I met my husband six years ago next weekend. I’d met him previously, but I hadn’t really met him. It was the wedding of my friend Eh’s sister and I was there alone. I can’t tell you how frustrated I was about that…I was so tired of attending weddings alone. The groomsmen were hassling me, I was dressed to the nines, and there was nobody at the wedding in which I had any interest. I was thinking I’d have cocktails, eat dinner, dance for just a bit, and then I’d head home. My Tivo had a lot more to offer…or so I thought.
As the cocktail hour was coming to a close, the family was taking their last pictures on the roof of the downtown skyscraper, and other guests were making there way down to the ballroom for dinner. The only people I knew well were the family so my plan was to head, as any smart single girl without a date would, to the bar. I got off the elevator, and the only person in the lobby of the ballroom, was my husband. Looking ridiculously dapper, hanging out and waiting for other guests to come down.

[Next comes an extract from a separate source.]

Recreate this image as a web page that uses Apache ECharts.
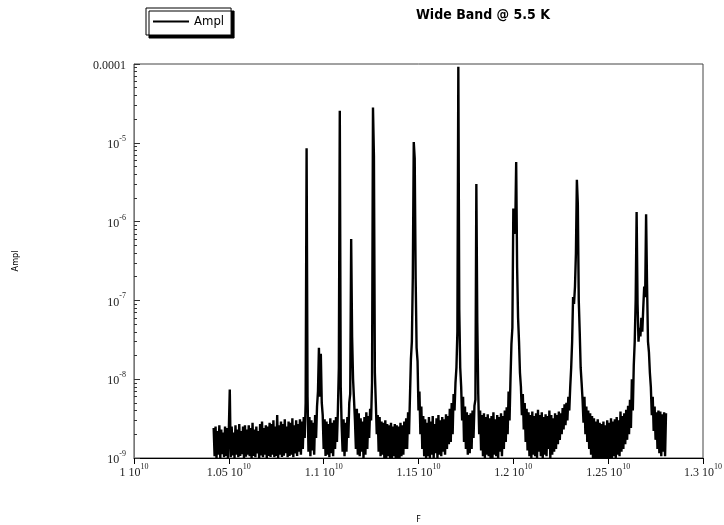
<!DOCTYPE html>
<html><head><meta charset="utf-8">
<script src="https://cdn.jsdelivr.net/npm/echarts@6/dist/echarts.min.js"></script>
<style>html,body{margin:0;padding:0;background:#fff}#c{width:724px;height:525px}</style>
</head><body><div id="c"></div>
<script>
// Frequency grid of the sweep (Hz)
const F_START = 1.042e10;
const F_STEP = 5e6;
// Amplitude values, in units of 1e-9
const AMPL_UNIT = 1e-9;
const amplNano = [
2.4,1.05,2.5,1.0,2.2,1.1,2.6,1.0,2.3,1.12,
2.1,1.02,2.5,1.06,2.4,1.0,2.3,7.4,1.02,2.5,
1.08,2.1,1.0,2.6,1.1,2.3,1.02,2.7,1.06,2.2,
1.12,2.5,1.0,2.6,1.04,2.3,1.1,2.6,1.05,2.4,
1.0,2.8,1.06,2.3,1.02,2.5,1.14,2.2,1.0,2.7,
1.08,2.9,1.02,2.4,1.1,2.6,1.0,2.5,1.06,2.8,
1.03,2.7,1.1,3.0,1.02,2.5,1.06,3.5,1.0,2.6,
1.1,2.9,1.03,2.7,1.07,3.1,1.15,2.5,1.02,2.9,
1.06,2.8,1.1,3.2,1.02,2.6,1.14,3.0,1.06,2.7,
1.2,3.1,1.1,2.9,1.3,3.3,1.8,5.0,8500,6.0,
1.2,3.3,1.05,3.0,1.25,2.8,1.1,3.5,1.8,4.5,
7.0,25,6.0,21,5.0,3.5,1.3,3.1,1.06,2.9,
1.1,2.7,1.02,3.2,1.15,2.8,1.05,3.0,1.3,3.3,
1.6,4.0,14,25500,8.0,2.5,1.2,3.1,1.05,2.8,
1.2,3.3,1.8,5.0,6.5,600,34,10,5.5,3.0,
1.3,4.2,1.1,3.7,1.05,3.2,1.2,2.9,1.0,3.3,
1.1,3.8,1.3,3.4,1.8,4.2,3.0,9.0,28000,6800,
12,5.0,2.0,3.5,1.2,3.3,1.05,2.9,1.1,2.8,
1.0,3.0,1.0,2.7,1.05,2.6,1.0,2.8,1.0,2.5,
1.05,2.7,1.0,2.6,1.0,2.5,1.0,2.8,1.05,2.6,
1.1,2.9,1.3,3.2,1.3,3.8,2.0,6.0,18,30,
200,10200,6300,190,25,17,4.0,7.0,2.0,4.5,
1.3,3.4,1.05,3.1,1.0,2.8,1.05,3.3,1.0,2.9,
1.1,3.4,1.0,2.7,1.15,3.2,1.0,3.5,1.1,3.0,
1.05,3.3,1.2,3.1,1.1,3.6,1.3,3.4,1.5,4.2,
1.6,5.0,2.0,6.5,4.0,9.0,14,40,92000,76,
14,8.0,3.0,6.0,1.6,4.5,1.3,3.8,1.1,3.5,
1.15,3.7,1.3,4.0,1.8,4.6,5.5,3000,52,6.5,
2.0,4.0,1.25,3.5,1.05,3.7,1.0,3.3,1.1,3.6,
1.05,3.2,1.0,3.4,1.0,3.8,1.1,3.1,1.05,3.5,
1.0,3.3,1.2,3.7,1.05,3.4,1.3,4.0,1.6,4.4,
2.0,7.0,3.0,10,28,45,1470,700,820,5700,
260,60,30,12,8.0,3.5,6.5,2.3,5.0,1.6,
4.2,1.25,3.8,1.05,3.5,1.0,3.9,1.1,3.4,1.05,
3.7,1.0,4.1,1.2,3.5,1.05,3.8,1.0,3.3,1.1,
3.6,1.05,3.4,1.3,4.0,1.0,3.5,1.1,3.2,1.2,
3.7,1.3,3.5,1.5,3.9,1.7,3.7,2.0,4.3,2.3,
4.8,2.6,5.0,3.0,6.0,4.0,8.0,14,30,110,
90,150,400,3400,1700,100,40,14,9.0,5.5,
2.8,6.0,2.0,4.5,1.6,4.0,1.3,3.7,1.1,3.4,
1.0,3.2,1.0,2.9,1.0,3.1,1.0,2.8,1.0,2.7,
1.0,2.9,1.0,2.6,1.0,3.0,1.0,2.8,1.0,3.2,
1.0,2.9,1.05,3.1,1.0,3.3,1.1,3.0,1.05,3.9,
1.2,3.4,1.3,3.7,1.5,4.1,1.7,4.6,2.0,5.5,
2.4,10,4.0,15,30,100,1320,90,30,45,
35,60,40,80,150,110,1240,160,30,22,
12,8.0,3.5,6.0,2.2,4.5,1.7,3.8,1.3,4.0,
1.15,3.9,1.05,3.6,1.2,3.8,1.05,3.7
];

// Tick labels
const xTickMantissas = ['1','1.05','1.1','1.15','1.2','1.25','1.3'];
const xTickExponent = '10';
const yTickExponents = [-9,-8,-7,-6,-5,-4];
const yTickBase = ['10','10','10','10','10','0.0001'];
const yTickSup = ['-9','-8','-7','-6','-5',''];
const yMinorTicks = [
2e-9,3e-9,4e-9,5e-9,6e-9,7e-9,8e-9,9e-9,
2e-8,3e-8,4e-8,5e-8,6e-8,7e-8,8e-8,9e-8,
2e-7,3e-7,4e-7,5e-7,6e-7,7e-7,8e-7,9e-7,
2e-6,3e-6,4e-6,5e-6,6e-6,7e-6,8e-6,9e-6,
2e-5,3e-5,4e-5,5e-5,6e-5,7e-5,8e-5,9e-5
];

const seriesData = amplNano.map((v, i) => [F_START + i * F_STEP, v * AMPL_UNIT]);

const SERIF = "'Liberation Serif','DejaVu Serif',serif";
const NARROW = "'Liberation Sans Narrow','DejaVu Sans Condensed','Liberation Sans',sans-serif";

const chart = echarts.init(document.getElementById('c'), null, {renderer: 'canvas'});
chart.setOption({
  animation: false,
  backgroundColor: '#fff',
  title: {
    text: 'Wide Band @ 5.5 K',
    left: 478, top: 3, textAlign: 'center',
    textStyle: {fontFamily: NARROW, fontSize: 14, fontWeight: 'bold', color: '#000'}
  },
  legend: {
    data: [{name: 'Ampl', icon: 'rect'}],
    left: 146, top: 8,
    itemWidth: 36, itemHeight: 2, itemGap: 4,
    padding: [7, 7, 7, 7],
    borderColor: '#000', borderWidth: 1, borderRadius: 0,
    backgroundColor: '#fff',
    shadowColor: '#000', shadowOffsetX: 3, shadowOffsetY: 3, shadowBlur: 0,
    textStyle: {fontFamily: NARROW, fontSize: 13, color: '#000', padding: [0, 0, 0, 0]},
    itemStyle: {color: '#000', borderWidth: 0}
  },
  grid: {left: 134, right: 21, top: 64, bottom: 67, show: true, borderColor: '#444', borderWidth: 1, containLabel: false, outerBoundsMode: 'none'},
  xAxis: {
    type: 'value', min: 1.0e10, max: 1.3e10, interval: 0.05e10,
    name: 'F', nameLocation: 'middle', nameGap: 57,
    nameTextStyle: {fontFamily: NARROW, fontSize: 9, color: '#000'},
    axisLine: {lineStyle: {color: '#000', width: 1}},
    axisTick: {inside: false, length: 6, lineStyle: {color: '#000'}},
    splitLine: {show: false},
    axisLabel: {
      margin: 5,
      formatter: function (v) {
        const idx = Math.round((v - 1.0e10) / 0.05e10);
        return '{b|' + xTickMantissas[idx] + ' 10}{s|' + xTickExponent + '}';
      },
      rich: {
        b: {fontFamily: SERIF, fontSize: 12, color: '#222', lineHeight: 16, verticalAlign: 'bottom'},
        s: {fontFamily: SERIF, fontSize: 8, color: '#222', lineHeight: 9, verticalAlign: 'top'}
      }
    }
  },
  yAxis: [{
    type: 'log', logBase: 10, min: 1e-9, max: 1e-4, splitNumber: 5,
    name: 'Ampl', nameLocation: 'middle', nameGap: 114, nameRotate: 90,
    nameTextStyle: {fontFamily: NARROW, fontSize: 9, color: '#000'},
    axisLine: {lineStyle: {color: '#777', width: 1}},
    axisTick: {inside: true, length: 6, lineStyle: {color: '#333'}},
    splitLine: {show: false},
    axisLabel: {
      margin: 8,
      formatter: function (v) {
        const e = Math.round(Math.log10(v));
        const idx = yTickExponents.indexOf(e);
        if (idx < 0) return '';
        if (!yTickSup[idx]) return '{b|' + yTickBase[idx] + '}';
        return '{b|' + yTickBase[idx] + '}{s|' + yTickSup[idx] + '}';
      },
      rich: {
        b: {fontFamily: SERIF, fontSize: 12, color: '#222', lineHeight: 16, verticalAlign: 'bottom'},
        s: {fontFamily: SERIF, fontSize: 8, color: '#222', lineHeight: 9, verticalAlign: 'top'}
      }
    }
  }, {
    // Minor-tick overlay: same decades as the log axis, in log10 units
    type: 'value', min: yTickExponents[0], max: yTickExponents[yTickExponents.length - 1],
    position: 'left', offset: 0,
    axisLine: {show: false},
    axisLabel: {show: false},
    splitLine: {show: false},
    axisTick: {show: true, inside: true, length: 3, customValues: yMinorTicks.map(Math.log10), lineStyle: {color: '#333'}}
  }],
  series: [{
    name: 'Ampl', type: 'line', yAxisIndex: 0,
    data: seriesData,
    symbol: 'none', showSymbol: false,
    sampling: null,
    lineStyle: {color: '#000', width: 2.4, join: 'miter', miterLimit: 2},
    itemStyle: {color: '#000'},
    clip: true
  }]
});
</script></body></html>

I said “hey!” so relieved to see a familiar face, “I need a glass of wine!” He didn’t remember who I was but seemed pleased to have company and I needed to waste time until the family came down to the reception. Or, more accurately, I needed safe harbor from the unruly groomsmen. And safe harbor he provided. He woo’d me all night. Bought me drinks, complimented my shoes, spent time sucking up to Eh’s nephews, danced with me, came along to the bar after the reception, and when one of those unruly groomsmen said incredulously “who is this guy…your husband?” he put his arm around me, laughed, and walked me past him to the bar for another drink.
That was a Saturday, our first date was the next Monday, and we haven’t been apart for more than a couple of days since. Here’s the thing. Things haven’t been so great all of these six years. That’s a ginormous understatement. But Vegas…Vegas always provided magic for us. Even in our worst of times, when we were both sure we wouldn’t make it, we could still be reminded of how much we truly liked each other when we were in Vegas. The last time we were there was one of our only visits in which we were really happy here at home too.
When I saw the card on the rack in Target something came to me. The truth is…now…that my “happy place” is anywhere my husband is. You could drop us anywhere and we’d be laughing, finding new places to enjoy spending time, making new friends, and finding ways to be successful in our work. Instead of writing a book’s worth in his birthday card (like usual), I told him just that.
And I’ve gotta say…it’s a lovely thing to realize that you’re happy place is exactly where/who you are.
TODAY: What if I celebrate my husband’s birthday by telling him how happy I am that he’s here?